• Work to be completed: Transcribe the material verbatim in full; the pictures do not belong in the copy.

• Raw data:
━━━
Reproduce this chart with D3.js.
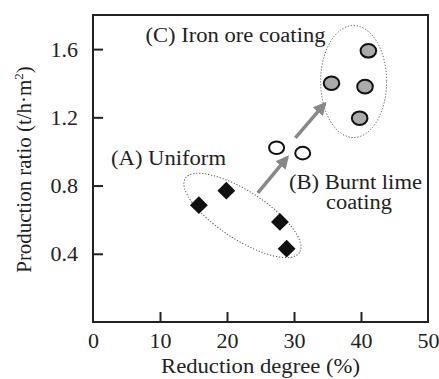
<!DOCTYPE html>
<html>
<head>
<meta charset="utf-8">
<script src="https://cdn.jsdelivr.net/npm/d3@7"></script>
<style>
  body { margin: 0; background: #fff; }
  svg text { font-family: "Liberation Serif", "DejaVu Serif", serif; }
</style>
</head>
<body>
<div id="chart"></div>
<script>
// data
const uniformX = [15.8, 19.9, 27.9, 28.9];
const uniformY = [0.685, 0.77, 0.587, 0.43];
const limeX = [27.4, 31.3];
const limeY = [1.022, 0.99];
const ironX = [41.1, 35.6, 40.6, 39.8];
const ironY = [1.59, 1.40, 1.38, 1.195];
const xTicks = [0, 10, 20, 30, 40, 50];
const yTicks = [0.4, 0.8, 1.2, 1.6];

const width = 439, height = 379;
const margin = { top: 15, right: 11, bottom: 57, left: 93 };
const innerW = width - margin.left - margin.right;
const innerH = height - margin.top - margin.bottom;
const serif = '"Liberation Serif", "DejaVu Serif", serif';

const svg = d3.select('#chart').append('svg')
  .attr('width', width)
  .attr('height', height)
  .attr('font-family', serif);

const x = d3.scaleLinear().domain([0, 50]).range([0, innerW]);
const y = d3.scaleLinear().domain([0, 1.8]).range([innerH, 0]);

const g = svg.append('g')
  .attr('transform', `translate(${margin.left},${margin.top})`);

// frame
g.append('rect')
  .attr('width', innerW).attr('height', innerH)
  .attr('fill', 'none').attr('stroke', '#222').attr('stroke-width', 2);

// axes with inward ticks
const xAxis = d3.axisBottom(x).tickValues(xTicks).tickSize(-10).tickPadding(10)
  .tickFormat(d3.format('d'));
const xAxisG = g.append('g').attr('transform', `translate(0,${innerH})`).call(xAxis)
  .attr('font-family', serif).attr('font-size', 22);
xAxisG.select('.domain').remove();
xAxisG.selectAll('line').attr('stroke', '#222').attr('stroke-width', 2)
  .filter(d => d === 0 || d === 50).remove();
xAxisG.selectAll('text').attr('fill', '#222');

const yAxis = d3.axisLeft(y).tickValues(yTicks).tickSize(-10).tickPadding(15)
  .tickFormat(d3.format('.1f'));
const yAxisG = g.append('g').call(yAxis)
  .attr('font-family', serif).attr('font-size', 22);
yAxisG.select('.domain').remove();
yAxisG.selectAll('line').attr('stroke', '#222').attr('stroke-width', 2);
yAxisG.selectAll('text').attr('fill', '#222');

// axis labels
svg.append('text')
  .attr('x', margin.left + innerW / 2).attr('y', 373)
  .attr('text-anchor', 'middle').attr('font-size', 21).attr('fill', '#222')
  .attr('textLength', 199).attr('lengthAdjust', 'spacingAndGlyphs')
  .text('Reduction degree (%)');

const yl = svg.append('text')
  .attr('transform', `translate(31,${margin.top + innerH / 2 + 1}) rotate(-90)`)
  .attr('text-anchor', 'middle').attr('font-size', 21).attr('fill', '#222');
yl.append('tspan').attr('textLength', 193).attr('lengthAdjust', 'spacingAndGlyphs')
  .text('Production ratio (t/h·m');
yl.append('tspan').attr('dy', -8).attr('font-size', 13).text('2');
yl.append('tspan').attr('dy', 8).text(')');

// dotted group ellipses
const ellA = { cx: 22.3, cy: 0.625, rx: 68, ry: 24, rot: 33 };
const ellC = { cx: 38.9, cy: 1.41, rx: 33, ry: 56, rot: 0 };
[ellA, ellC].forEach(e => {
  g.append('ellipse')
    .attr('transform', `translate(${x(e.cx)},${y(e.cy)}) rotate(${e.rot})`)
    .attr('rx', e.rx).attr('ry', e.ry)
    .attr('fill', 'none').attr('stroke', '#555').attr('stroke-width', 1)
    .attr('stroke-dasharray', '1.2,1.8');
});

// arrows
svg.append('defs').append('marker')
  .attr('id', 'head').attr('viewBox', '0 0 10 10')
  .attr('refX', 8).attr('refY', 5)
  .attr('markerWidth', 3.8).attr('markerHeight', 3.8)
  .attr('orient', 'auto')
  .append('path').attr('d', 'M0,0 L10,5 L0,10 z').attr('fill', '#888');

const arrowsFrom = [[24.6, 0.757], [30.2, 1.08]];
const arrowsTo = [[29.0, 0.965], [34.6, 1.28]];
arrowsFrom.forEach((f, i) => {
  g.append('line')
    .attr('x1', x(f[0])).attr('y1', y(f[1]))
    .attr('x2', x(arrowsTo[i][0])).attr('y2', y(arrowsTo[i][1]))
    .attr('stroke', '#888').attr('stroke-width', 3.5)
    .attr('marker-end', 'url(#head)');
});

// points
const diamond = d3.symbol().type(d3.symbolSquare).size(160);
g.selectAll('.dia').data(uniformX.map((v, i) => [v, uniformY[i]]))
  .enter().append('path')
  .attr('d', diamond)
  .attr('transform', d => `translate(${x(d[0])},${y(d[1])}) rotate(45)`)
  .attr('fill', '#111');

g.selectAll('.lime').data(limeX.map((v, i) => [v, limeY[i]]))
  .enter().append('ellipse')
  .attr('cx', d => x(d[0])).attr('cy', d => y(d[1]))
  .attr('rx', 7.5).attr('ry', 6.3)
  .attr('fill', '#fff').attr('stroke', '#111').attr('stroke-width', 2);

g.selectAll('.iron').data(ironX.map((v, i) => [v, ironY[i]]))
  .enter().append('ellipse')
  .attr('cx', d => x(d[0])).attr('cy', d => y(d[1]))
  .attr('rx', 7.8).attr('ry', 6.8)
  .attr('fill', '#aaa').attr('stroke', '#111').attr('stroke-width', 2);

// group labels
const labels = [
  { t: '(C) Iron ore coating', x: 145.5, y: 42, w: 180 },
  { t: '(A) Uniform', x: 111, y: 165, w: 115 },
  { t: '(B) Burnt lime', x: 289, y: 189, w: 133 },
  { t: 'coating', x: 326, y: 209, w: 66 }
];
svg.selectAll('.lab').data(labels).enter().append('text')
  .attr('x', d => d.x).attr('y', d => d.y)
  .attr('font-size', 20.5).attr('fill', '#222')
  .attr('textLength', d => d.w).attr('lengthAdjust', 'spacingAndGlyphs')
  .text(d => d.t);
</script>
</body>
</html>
━━━
• Answer:
Reproduce this chart with D3.js.
<!DOCTYPE html>
<html>
<head>
<meta charset="utf-8">
<script src="https://cdn.jsdelivr.net/npm/d3@7"></script>
<style>
  body { margin: 0; background: #fff; }
  svg text { font-family: "Liberation Serif", "DejaVu Serif", serif; }
</style>
</head>
<body>
<div id="chart"></div>
<script>
// data
const uniformX = [15.8, 19.9, 27.9, 28.9];
const uniformY = [0.685, 0.77, 0.587, 0.43];
const limeX = [27.4, 31.3];
const limeY = [1.022, 0.99];
const ironX = [41.1, 35.6, 40.6, 39.8];
const ironY = [1.59, 1.40, 1.38, 1.195];
const xTicks = [0, 10, 20, 30, 40, 50];
const yTicks = [0.4, 0.8, 1.2, 1.6];

const width = 439, height = 379;
const margin = { top: 15, right: 11, bottom: 57, left: 93 };
const innerW = width - margin.left - margin.right;
const innerH = height - margin.top - margin.bottom;
const serif = '"Liberation Serif", "DejaVu Serif", serif';

const svg = d3.select('#chart').append('svg')
  .attr('width', width)
  .attr('height', height)
  .attr('font-family', serif);

const x = d3.scaleLinear().domain([0, 50]).range([0, innerW]);
const y = d3.scaleLinear().domain([0, 1.8]).range([innerH, 0]);

const g = svg.append('g')
  .attr('transform', `translate(${margin.left},${margin.top})`);

// frame
g.append('rect')
  .attr('width', innerW).attr('height', innerH)
  .attr('fill', 'none').attr('stroke', '#222').attr('stroke-width', 2);

// axes with inward ticks
const xAxis = d3.axisBottom(x).tickValues(xTicks).tickSize(-10).tickPadding(10)
  .tickFormat(d3.format('d'));
const xAxisG = g.append('g').attr('transform', `translate(0,${innerH})`).call(xAxis)
  .attr('font-family', serif).attr('font-size', 22);
xAxisG.select('.domain').remove();
xAxisG.selectAll('line').attr('stroke', '#222').attr('stroke-width', 2)
  .filter(d => d === 0 || d === 50).remove();
xAxisG.selectAll('text').attr('fill', '#222');

const yAxis = d3.axisLeft(y).tickValues(yTicks).tickSize(-10).tickPadding(15)
  .tickFormat(d3.format('.1f'));
const yAxisG = g.append('g').call(yAxis)
  .attr('font-family', serif).attr('font-size', 22);
yAxisG.select('.domain').remove();
yAxisG.selectAll('line').attr('stroke', '#222').attr('stroke-width', 2);
yAxisG.selectAll('text').attr('fill', '#222');

// axis labels
svg.append('text')
  .attr('x', margin.left + innerW / 2).attr('y', 373)
  .attr('text-anchor', 'middle').attr('font-size', 21).attr('fill', '#222')
  .attr('textLength', 199).attr('lengthAdjust', 'spacingAndGlyphs')
  .text('Reduction degree (%)');

const yl = svg.append('text')
  .attr('transform', `translate(31,${margin.top + innerH / 2 + 1}) rotate(-90)`)
  .attr('text-anchor', 'middle').attr('font-size', 21).attr('fill', '#222');
yl.append('tspan').attr('textLength', 193).attr('lengthAdjust', 'spacingAndGlyphs')
  .text('Production ratio (t/h·m');
yl.append('tspan').attr('dy', -8).attr('font-size', 13).text('2');
yl.append('tspan').attr('dy', 8).text(')');

// dotted group ellipses
const ellA = { cx: 22.3, cy: 0.625, rx: 68, ry: 24, rot: 33 };
const ellC = { cx: 38.9, cy: 1.41, rx: 33, ry: 56, rot: 0 };
[ellA, ellC].forEach(e => {
  g.append('ellipse')
    .attr('transform', `translate(${x(e.cx)},${y(e.cy)}) rotate(${e.rot})`)
    .attr('rx', e.rx).attr('ry', e.ry)
    .attr('fill', 'none').attr('stroke', '#555').attr('stroke-width', 1)
    .attr('stroke-dasharray', '1.2,1.8');
});

// arrows
svg.append('defs').append('marker')
  .attr('id', 'head').attr('viewBox', '0 0 10 10')
  .attr('refX', 8).attr('refY', 5)
  .attr('markerWidth', 3.8).attr('markerHeight', 3.8)
  .attr('orient', 'auto')
  .append('path').attr('d', 'M0,0 L10,5 L0,10 z').attr('fill', '#888');

const arrowsFrom = [[24.6, 0.757], [30.2, 1.08]];
const arrowsTo = [[29.0, 0.965], [34.6, 1.28]];
arrowsFrom.forEach((f, i) => {
  g.append('line')
    .attr('x1', x(f[0])).attr('y1', y(f[1]))
    .attr('x2', x(arrowsTo[i][0])).attr('y2', y(arrowsTo[i][1]))
    .attr('stroke', '#888').attr('stroke-width', 3.5)
    .attr('marker-end', 'url(#head)');
});

// points
const diamond = d3.symbol().type(d3.symbolSquare).size(160);
g.selectAll('.dia').data(uniformX.map((v, i) => [v, uniformY[i]]))
  .enter().append('path')
  .attr('d', diamond)
  .attr('transform', d => `translate(${x(d[0])},${y(d[1])}) rotate(45)`)
  .attr('fill', '#111');

g.selectAll('.lime').data(limeX.map((v, i) => [v, limeY[i]]))
  .enter().append('ellipse')
  .attr('cx', d => x(d[0])).attr('cy', d => y(d[1]))
  .attr('rx', 7.5).attr('ry', 6.3)
  .attr('fill', '#fff').attr('stroke', '#111').attr('stroke-width', 2);

g.selectAll('.iron').data(ironX.map((v, i) => [v, ironY[i]]))
  .enter().append('ellipse')
  .attr('cx', d => x(d[0])).attr('cy', d => y(d[1]))
  .attr('rx', 7.8).attr('ry', 6.8)
  .attr('fill', '#aaa').attr('stroke', '#111').attr('stroke-width', 2);

// group labels
const labels = [
  { t: '(C) Iron ore coating', x: 145.5, y: 42, w: 180 },
  { t: '(A) Uniform', x: 111, y: 165, w: 115 },
  { t: '(B) Burnt lime', x: 289, y: 189, w: 133 },
  { t: 'coating', x: 326, y: 209, w: 66 }
];
svg.selectAll('.lab').data(labels).enter().append('text')
  .attr('x', d => d.x).attr('y', d => d.y)
  .attr('font-size', 20.5).attr('fill', '#222')
  .attr('textLength', d => d.w).attr('lengthAdjust', 'spacingAndGlyphs')
  .text(d => d.t);
</script>
</body>
</html>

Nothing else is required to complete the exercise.